> [TASK DIRECTIONS]
Give the material once more, word for word, without any images.
◇ ◇ ◇
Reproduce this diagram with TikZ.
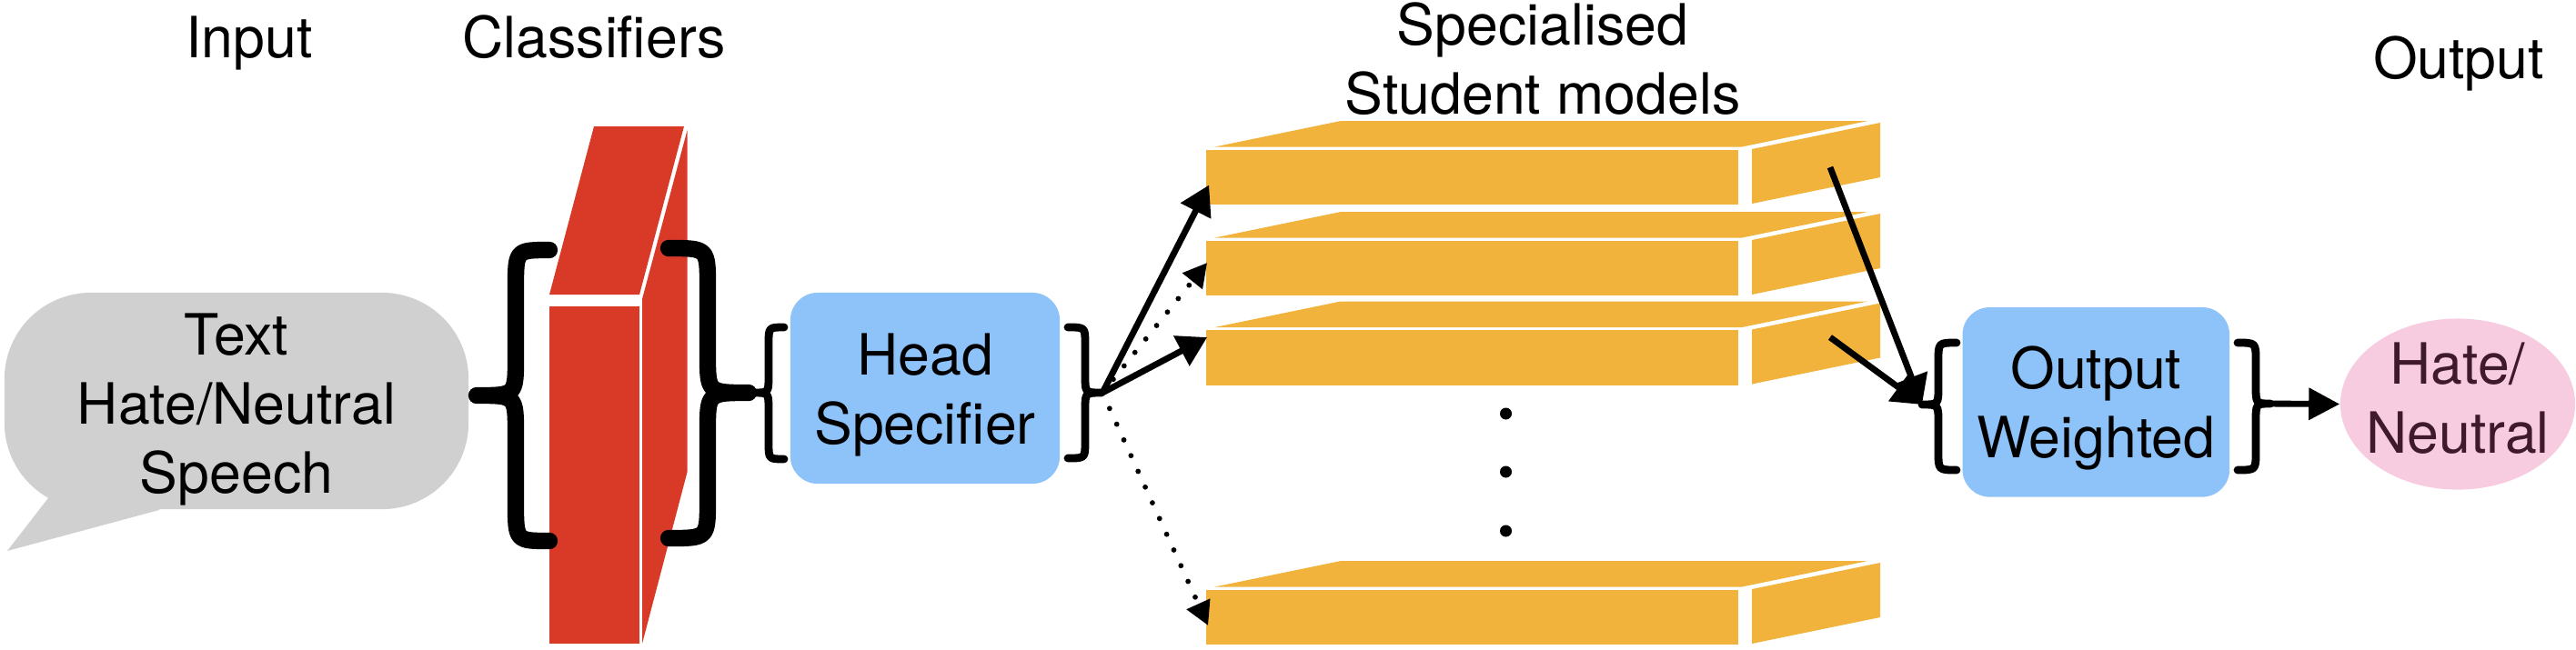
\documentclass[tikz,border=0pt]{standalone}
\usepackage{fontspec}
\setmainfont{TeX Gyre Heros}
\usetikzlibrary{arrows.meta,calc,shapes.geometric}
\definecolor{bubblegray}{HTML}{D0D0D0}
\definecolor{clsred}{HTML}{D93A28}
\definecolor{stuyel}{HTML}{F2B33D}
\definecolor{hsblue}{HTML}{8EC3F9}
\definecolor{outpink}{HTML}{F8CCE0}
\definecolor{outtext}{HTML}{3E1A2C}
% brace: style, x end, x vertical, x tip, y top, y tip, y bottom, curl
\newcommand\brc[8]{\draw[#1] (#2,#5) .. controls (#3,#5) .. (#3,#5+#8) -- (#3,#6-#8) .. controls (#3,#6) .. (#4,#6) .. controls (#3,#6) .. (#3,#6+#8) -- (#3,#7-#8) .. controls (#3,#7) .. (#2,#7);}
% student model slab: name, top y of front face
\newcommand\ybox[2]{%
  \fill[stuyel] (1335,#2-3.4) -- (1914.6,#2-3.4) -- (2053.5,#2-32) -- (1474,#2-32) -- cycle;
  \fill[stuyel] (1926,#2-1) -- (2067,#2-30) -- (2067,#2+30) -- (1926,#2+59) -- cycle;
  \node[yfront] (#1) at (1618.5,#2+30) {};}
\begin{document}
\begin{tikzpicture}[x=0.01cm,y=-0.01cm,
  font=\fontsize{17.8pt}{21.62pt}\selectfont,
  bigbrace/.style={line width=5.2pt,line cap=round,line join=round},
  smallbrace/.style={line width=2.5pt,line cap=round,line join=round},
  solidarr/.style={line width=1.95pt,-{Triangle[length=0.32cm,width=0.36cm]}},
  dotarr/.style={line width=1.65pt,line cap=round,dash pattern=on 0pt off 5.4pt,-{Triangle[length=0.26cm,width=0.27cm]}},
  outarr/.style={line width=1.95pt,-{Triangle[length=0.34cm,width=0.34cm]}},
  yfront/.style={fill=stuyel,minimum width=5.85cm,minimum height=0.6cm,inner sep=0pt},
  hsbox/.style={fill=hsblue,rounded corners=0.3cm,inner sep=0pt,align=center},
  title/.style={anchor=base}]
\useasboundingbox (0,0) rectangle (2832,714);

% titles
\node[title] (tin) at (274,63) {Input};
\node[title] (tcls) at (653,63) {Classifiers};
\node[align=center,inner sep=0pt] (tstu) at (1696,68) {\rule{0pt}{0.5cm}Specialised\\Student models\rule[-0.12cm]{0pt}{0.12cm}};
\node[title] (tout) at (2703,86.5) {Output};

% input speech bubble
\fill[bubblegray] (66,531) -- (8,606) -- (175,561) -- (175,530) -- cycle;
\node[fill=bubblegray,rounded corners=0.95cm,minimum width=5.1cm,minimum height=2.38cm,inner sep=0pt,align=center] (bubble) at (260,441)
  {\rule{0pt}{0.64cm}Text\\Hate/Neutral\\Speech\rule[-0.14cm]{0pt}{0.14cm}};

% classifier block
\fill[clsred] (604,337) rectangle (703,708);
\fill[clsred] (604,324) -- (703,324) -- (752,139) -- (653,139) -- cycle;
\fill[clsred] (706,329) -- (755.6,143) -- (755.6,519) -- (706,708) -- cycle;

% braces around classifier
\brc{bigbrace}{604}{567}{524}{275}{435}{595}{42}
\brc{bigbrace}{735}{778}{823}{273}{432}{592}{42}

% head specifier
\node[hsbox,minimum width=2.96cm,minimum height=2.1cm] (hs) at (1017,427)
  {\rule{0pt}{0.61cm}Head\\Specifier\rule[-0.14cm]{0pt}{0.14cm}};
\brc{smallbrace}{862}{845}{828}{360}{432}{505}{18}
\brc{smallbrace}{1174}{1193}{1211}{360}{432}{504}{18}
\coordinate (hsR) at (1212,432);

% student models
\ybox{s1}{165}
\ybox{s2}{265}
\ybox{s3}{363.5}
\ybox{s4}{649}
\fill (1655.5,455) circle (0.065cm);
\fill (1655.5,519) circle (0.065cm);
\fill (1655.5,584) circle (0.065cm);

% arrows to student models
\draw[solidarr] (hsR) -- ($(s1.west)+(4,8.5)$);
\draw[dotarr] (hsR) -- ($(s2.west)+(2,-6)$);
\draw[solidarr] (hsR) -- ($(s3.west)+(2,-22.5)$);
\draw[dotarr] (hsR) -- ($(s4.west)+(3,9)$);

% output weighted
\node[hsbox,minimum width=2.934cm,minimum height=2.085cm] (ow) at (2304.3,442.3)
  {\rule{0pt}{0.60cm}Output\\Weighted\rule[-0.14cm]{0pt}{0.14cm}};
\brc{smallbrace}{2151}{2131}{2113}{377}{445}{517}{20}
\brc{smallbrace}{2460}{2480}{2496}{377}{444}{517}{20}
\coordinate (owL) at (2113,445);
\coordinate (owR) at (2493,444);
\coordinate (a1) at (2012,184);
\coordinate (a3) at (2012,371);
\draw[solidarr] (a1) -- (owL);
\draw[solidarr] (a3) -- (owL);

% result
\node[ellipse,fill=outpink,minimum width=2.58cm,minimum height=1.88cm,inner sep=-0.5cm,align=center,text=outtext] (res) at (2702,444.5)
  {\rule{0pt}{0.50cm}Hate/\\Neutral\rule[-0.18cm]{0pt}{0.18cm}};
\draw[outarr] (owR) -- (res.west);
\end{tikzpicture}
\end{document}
◇ ◇ ◇
> [COMPLETED TASK]
Reproduce this diagram with TikZ.
\documentclass[tikz,border=0pt]{standalone}
\usepackage{fontspec}
\setmainfont{TeX Gyre Heros}
\usetikzlibrary{arrows.meta,calc,shapes.geometric}
\definecolor{bubblegray}{HTML}{D0D0D0}
\definecolor{clsred}{HTML}{D93A28}
\definecolor{stuyel}{HTML}{F2B33D}
\definecolor{hsblue}{HTML}{8EC3F9}
\definecolor{outpink}{HTML}{F8CCE0}
\definecolor{outtext}{HTML}{3E1A2C}
% brace: style, x end, x vertical, x tip, y top, y tip, y bottom, curl
\newcommand\brc[8]{\draw[#1] (#2,#5) .. controls (#3,#5) .. (#3,#5+#8) -- (#3,#6-#8) .. controls (#3,#6) .. (#4,#6) .. controls (#3,#6) .. (#3,#6+#8) -- (#3,#7-#8) .. controls (#3,#7) .. (#2,#7);}
% student model slab: name, top y of front face
\newcommand\ybox[2]{%
  \fill[stuyel] (1335,#2-3.4) -- (1914.6,#2-3.4) -- (2053.5,#2-32) -- (1474,#2-32) -- cycle;
  \fill[stuyel] (1926,#2-1) -- (2067,#2-30) -- (2067,#2+30) -- (1926,#2+59) -- cycle;
  \node[yfront] (#1) at (1618.5,#2+30) {};}
\begin{document}
\begin{tikzpicture}[x=0.01cm,y=-0.01cm,
  font=\fontsize{17.8pt}{21.62pt}\selectfont,
  bigbrace/.style={line width=5.2pt,line cap=round,line join=round},
  smallbrace/.style={line width=2.5pt,line cap=round,line join=round},
  solidarr/.style={line width=1.95pt,-{Triangle[length=0.32cm,width=0.36cm]}},
  dotarr/.style={line width=1.65pt,line cap=round,dash pattern=on 0pt off 5.4pt,-{Triangle[length=0.26cm,width=0.27cm]}},
  outarr/.style={line width=1.95pt,-{Triangle[length=0.34cm,width=0.34cm]}},
  yfront/.style={fill=stuyel,minimum width=5.85cm,minimum height=0.6cm,inner sep=0pt},
  hsbox/.style={fill=hsblue,rounded corners=0.3cm,inner sep=0pt,align=center},
  title/.style={anchor=base}]
\useasboundingbox (0,0) rectangle (2832,714);

% titles
\node[title] (tin) at (274,63) {Input};
\node[title] (tcls) at (653,63) {Classifiers};
\node[align=center,inner sep=0pt] (tstu) at (1696,68) {\rule{0pt}{0.5cm}Specialised\\Student models\rule[-0.12cm]{0pt}{0.12cm}};
\node[title] (tout) at (2703,86.5) {Output};

% input speech bubble
\fill[bubblegray] (66,531) -- (8,606) -- (175,561) -- (175,530) -- cycle;
\node[fill=bubblegray,rounded corners=0.95cm,minimum width=5.1cm,minimum height=2.38cm,inner sep=0pt,align=center] (bubble) at (260,441)
  {\rule{0pt}{0.64cm}Text\\Hate/Neutral\\Speech\rule[-0.14cm]{0pt}{0.14cm}};

% classifier block
\fill[clsred] (604,337) rectangle (703,708);
\fill[clsred] (604,324) -- (703,324) -- (752,139) -- (653,139) -- cycle;
\fill[clsred] (706,329) -- (755.6,143) -- (755.6,519) -- (706,708) -- cycle;

% braces around classifier
\brc{bigbrace}{604}{567}{524}{275}{435}{595}{42}
\brc{bigbrace}{735}{778}{823}{273}{432}{592}{42}

% head specifier
\node[hsbox,minimum width=2.96cm,minimum height=2.1cm] (hs) at (1017,427)
  {\rule{0pt}{0.61cm}Head\\Specifier\rule[-0.14cm]{0pt}{0.14cm}};
\brc{smallbrace}{862}{845}{828}{360}{432}{505}{18}
\brc{smallbrace}{1174}{1193}{1211}{360}{432}{504}{18}
\coordinate (hsR) at (1212,432);

% student models
\ybox{s1}{165}
\ybox{s2}{265}
\ybox{s3}{363.5}
\ybox{s4}{649}
\fill (1655.5,455) circle (0.065cm);
\fill (1655.5,519) circle (0.065cm);
\fill (1655.5,584) circle (0.065cm);

% arrows to student models
\draw[solidarr] (hsR) -- ($(s1.west)+(4,8.5)$);
\draw[dotarr] (hsR) -- ($(s2.west)+(2,-6)$);
\draw[solidarr] (hsR) -- ($(s3.west)+(2,-22.5)$);
\draw[dotarr] (hsR) -- ($(s4.west)+(3,9)$);

% output weighted
\node[hsbox,minimum width=2.934cm,minimum height=2.085cm] (ow) at (2304.3,442.3)
  {\rule{0pt}{0.60cm}Output\\Weighted\rule[-0.14cm]{0pt}{0.14cm}};
\brc{smallbrace}{2151}{2131}{2113}{377}{445}{517}{20}
\brc{smallbrace}{2460}{2480}{2496}{377}{444}{517}{20}
\coordinate (owL) at (2113,445);
\coordinate (owR) at (2493,444);
\coordinate (a1) at (2012,184);
\coordinate (a3) at (2012,371);
\draw[solidarr] (a1) -- (owL);
\draw[solidarr] (a3) -- (owL);

% result
\node[ellipse,fill=outpink,minimum width=2.58cm,minimum height=1.88cm,inner sep=-0.5cm,align=center,text=outtext] (res) at (2702,444.5)
  {\rule{0pt}{0.50cm}Hate/\\Neutral\rule[-0.18cm]{0pt}{0.18cm}};
\draw[outarr] (owR) -- (res.west);
\end{tikzpicture}
\end{document}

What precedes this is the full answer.